The other orthodontic technique which is presently used is known as the Begg lightwire technique. This technique involves the use of a relatively light, round sectioned archwire. A lightwire bracket typically includes a gingival opening mesio-distally extending slot for receiving the archwire. The archwire slot, with its sloping mesial and distal shoulders, is designed to allow free tipping of the brackets on the archwire. The archwire is captured and secured in the archwire slot by a pin having an elongate body portion and an enlarged head portion. The pin is inserted into a slot in the body of the lightwire bracket which thereby captures the archwire between the head of the pin and the body of the bracket. The pin is then secured to the lightwire bracket by bending the elongate portion of the pin over the body of the bracket. An example of a lightwire bracket is shown in U.S. Pat. No. 3,178,821.
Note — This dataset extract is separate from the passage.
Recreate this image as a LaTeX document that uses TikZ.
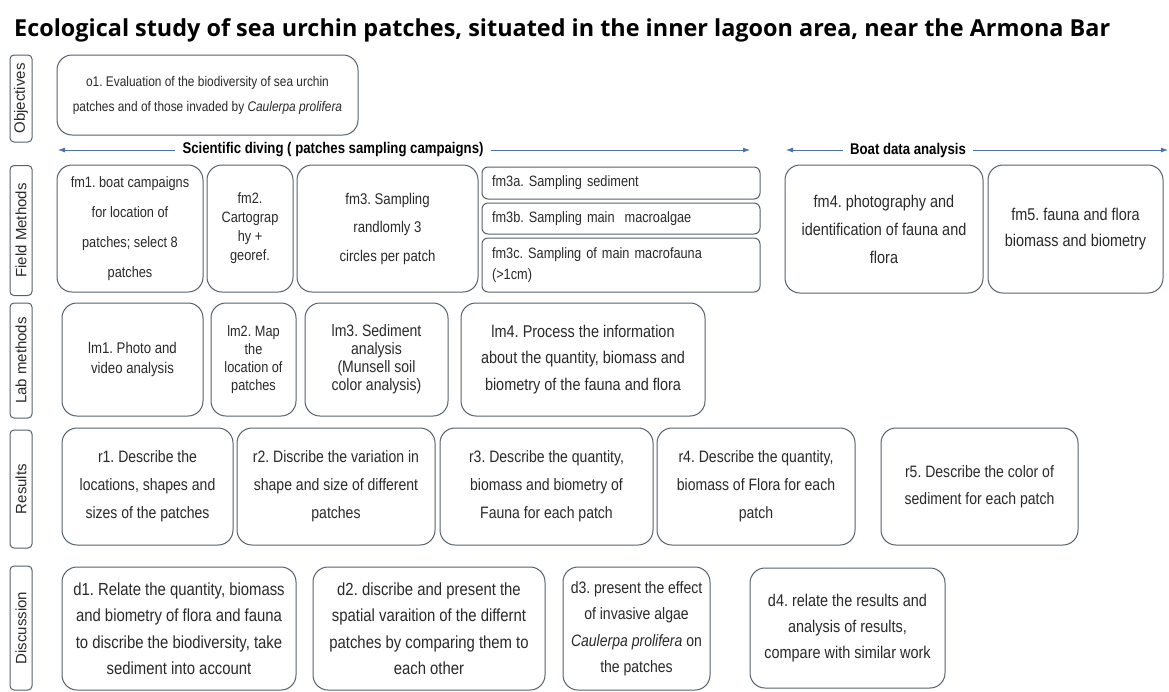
\documentclass[tikz,border=0pt]{standalone}
\usepackage{fontspec}
\setmainfont{Liberation Sans}[FakeStretch=0.85]
\newfontfamily\lblfont{Liberation Sans}
\newfontfamily\ttlfont{Open Sans}
\usetikzlibrary{arrows.meta}
\definecolor{bordc}{HTML}{56616E}
\definecolor{arrc}{HTML}{4A72B0}
\definecolor{txtc}{HTML}{2A2A2A}
\frenchspacing
\tikzset{
  box/.style={draw=bordc, line width=1pt, rounded corners=15pt, align=center, inner sep=0pt, text=txtc},
  sbox/.style={draw=bordc, line width=1pt, rounded corners=6pt, align=left, inner sep=0pt, text=txtc, text width=258pt, minimum width=278pt},
  lbl/.style={draw=bordc, line width=1pt, rounded corners=4pt, rotate=90, minimum height=22pt, inner sep=0pt, text=txtc, font=\lblfont\fontsize{15}{18}\selectfont},
  arr/.style={draw=arrc, line width=0.8pt, -{Latex[length=7pt,width=5pt]}},
  arrtxt/.style={inner sep=0pt, text=black, font=\bfseries\fontsize{15.5}{18}\selectfont},
}
\newcommand{\fz}[2]{\fontsize{#1}{#2}\selectfont}
\begin{document}
\begin{tikzpicture}[x=1pt,y=-1pt]
\useasboundingbox[fill=white] (0,0) rectangle (1169,691);
% title
\node[anchor=base west, inner sep=0pt, text=black] (title) at (14,36)
  {\resizebox{1096pt}{!}{\ttlfont\bfseries\fontsize{20}{24}\selectfont Ecological study of sea urchin patches, situated in the inner lagoon area, near the Armona Bar}};
% row labels
\node[lbl, minimum width=87pt] (lo) at (21,98.5) {Objectives};
\node[lbl, minimum width=130pt] (lf) at (21,230.5) {Field Methods};
\node[lbl, minimum width=115pt] (ll) at (21,360.5) {Lab methods};
\node[lbl, minimum width=118pt] (lr) at (21,489) {Results};
\node[lbl, minimum width=124pt] (ld) at (21,628) {Discussion};
% objectives
\node[box, minimum width=301pt, minimum height=80pt, font=\fz{14}{25}] (o1) at (207.5,95)
  {o1. Evaluation of the biodiversity of sea urchin\\patches and of those invaded by \textit{Caulerpa prolifera}};
% arrows
\coordinate (sdL) at (58,150);
\coordinate (sdR) at (750,150);
\node[arrtxt] (sdT) at (333,150) {Scientific diving ( patches sampling campaigns)};
\draw[arr] (sdT.west) ++(-7pt,0) -- (sdL);
\draw[arr] (sdT.east) ++(7pt,0) -- (sdR);
\coordinate (bdL) at (786,150);
\coordinate (bdR) at (1168,150);
\node[arrtxt] (bdT) at (908,150) {Boat data analysis};
\draw[arr] (bdT.west) ++(-7pt,0) -- (bdL);
\draw[arr] (bdT.east) ++(7pt,0) -- (bdR);
% field methods
\node[box, minimum width=146pt, minimum height=127pt, font=\fz{15}{30}] (fm1) at (130,228.5)
  {fm1. boat campaigns\\for location of\\patches; select 8\\patches};
\node[box, minimum width=86pt, minimum height=127pt, font=\fz{15}{19}] (fm2) at (250,228.5)
  {fm2.\\Cartograp\\hy +\\georef.};
\node[box, minimum width=181pt, minimum height=127pt, font=\fz{15.5}{28.5}] (fm3) at (387.5,228.5)
  {fm3. Sampling\\randlomly 3\\circles per patch};
\node[sbox, minimum height=32pt, font=\fz{15}{21}] (fm3a) at (621,183) {fm3a. Sampling sediment};
\node[sbox, minimum height=31pt, font=\fz{15}{21}] (fm3b) at (621,218.5) {fm3b. Sampling main\ \ macroalgae};
\node[sbox, minimum height=54pt, font=\fz{15}{21}] (fm3c) at (621,265)
  {\makebox[258pt][s]{fm3c. Sampling of main macrofauna}\\(>1cm)};
\node[box, minimum width=198pt, minimum height=128pt, font=\fz{17}{28}] (fm4) at (884,229)
  {fm4. photography and\\identification of fauna and\\flora};
\node[box, minimum width=175pt, minimum height=128pt, font=\fz{17}{26}] (fm5) at (1075.5,229)
  {fm5. fauna and flora\\biomass and biometry};
% lab methods
\node[box, minimum width=141pt, minimum height=113pt, font=\fz{15.5}{20}] (lm1) at (132.5,359.5)
  {lm1. Photo and\\video analysis};
\node[box, minimum width=85pt, minimum height=113pt, font=\fz{15}{18}] (lm2) at (253.5,359.5)
  {lm2. Map\\the\\location of\\patches};
\node[box, minimum width=143pt, minimum height=113pt, font=\fz{16.5}{18}] (lm3) at (376.5,359.5)
  {lm3. Sediment\\analysis\\(Munsell soil\\color analysis)};
\node[box, minimum width=244pt, minimum height=113pt, font=\fz{17}{26.5}] (lm4) at (583,359.5)
  {lm4. Process the information\\about the quantity, biomass and\\biometry of the fauna and flora};
% results
\node[box, minimum width=171pt, minimum height=117pt, font=\fz{16.5}{28}] (r1) at (147.5,486.5)
  {r1. Describe the\\locations, shapes and\\sizes of the patches};
\node[box, minimum width=198pt, minimum height=117pt, font=\fz{16.5}{28}] (r2) at (336,486.5)
  {r2. Discribe the variation in\\shape and size of different\\patches};
\node[box, minimum width=213pt, minimum height=117pt, font=\fz{16.5}{28}] (r3) at (546.5,486.5)
  {r3. Describe the quantity,\\biomass and biometry of\\Fauna for each patch};
\node[box, minimum width=198pt, minimum height=117pt, font=\fz{16.5}{28}] (r4) at (756,486.5)
  {r4. Describe the quantity,\\biomass of Flora for each\\patch};
\node[box, minimum width=197pt, minimum height=117pt, font=\fz{16.5}{27}] (r5) at (979.5,486.5)
  {r5. Describe the color of\\sediment for each patch};
% discussion
\node[box, minimum width=234pt, minimum height=123pt, font=\fz{17.5}{26.5}] (d1) at (179,628.5)
  {d1. Relate the quantity, biomass\\and biometry of flora and fauna\\to discribe the biodiversity, take\\sediment into account};
\node[box, minimum width=232pt, minimum height=123pt, font=\fz{17.5}{26.5}] (d2) at (429,628.5)
  {d2. discribe and present the\\spatial varaition of the differnt\\patches by comparing them to\\each other};
\node[box, minimum width=147pt, minimum height=123pt, font=\fz{16.5}{26.5}] (d3) at (636.5,628.5)
  {d3. present the effect\\of invasive algae\\\textit{Caulerpa prolifera} on\\the patches};
\node[box, minimum width=195pt, minimum height=120pt, font=\fz{17}{26}] (d4) at (847.5,628)
  {d4. relate the results and\\analysis of results,\\compare with similar work};
\end{tikzpicture}
\end{document}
The aforementioned design of the archwire slot of the lightwire bracket in conjunction with the pin method of attaching an archwire thereto permits free tipping of the brackets (either labio-lingually or mesio-distally) on the archwire. Since heretofore, lightwire brackets of the prior art have not been known to include proper "in/out" compensation, a series of complicated bends must be made in the archwire in order to engage the archwire into the lightwire slot and have the moving force generated by the archwire result in optimum alignment of the teeth.
Both the edgewise technique and the lightwire technique have advantages under different circumstances. Furthermore, both techniques may be used at different times on the same patient. Therefore, in addition to edgewise brackets and lightwire brackets, there have been developed combination brackets. Such combination brackets permit the use of either the edgewise technique or the lightwire technique using the same bracket. Examples of such combination brackets are shown in U.S. Pat. Nos. 3,178,822 and 3,163,933. Although in/out compensation is provided in prior art combination brackets for an edgewise slot, in/out compensation has not heretofore been provided for both the edgewise slot and the lightwire slot.
Furthermore, because of the configuration of prior art orthodontic brackets, both an archwire in the edgewise slot and an archwire in the lightwire slot could not be attached to the bracket using a simple singular fastening pin. The use of a compound and/or complex fastening member to attach both an archwire in the edgewise slot and an archwire in the lightwire slot is undesirable because of the additional cost. Also, prior art combination brackets have heretofore been undesirably large causing difficulties in application and patient discomfort. Therefore, a combination orthodontic bracket has long been sought which can be used for both edgewise and lightwire corrective techniques, which provides proper "in/out" compensation in both the edgewise slot and the lightwire slot, which requires only a simple singular fastening member to attach both an archwire in the edgewise slot and an archwire in the lightwire slot to the bracket and which is relatively small and comfortable to wear.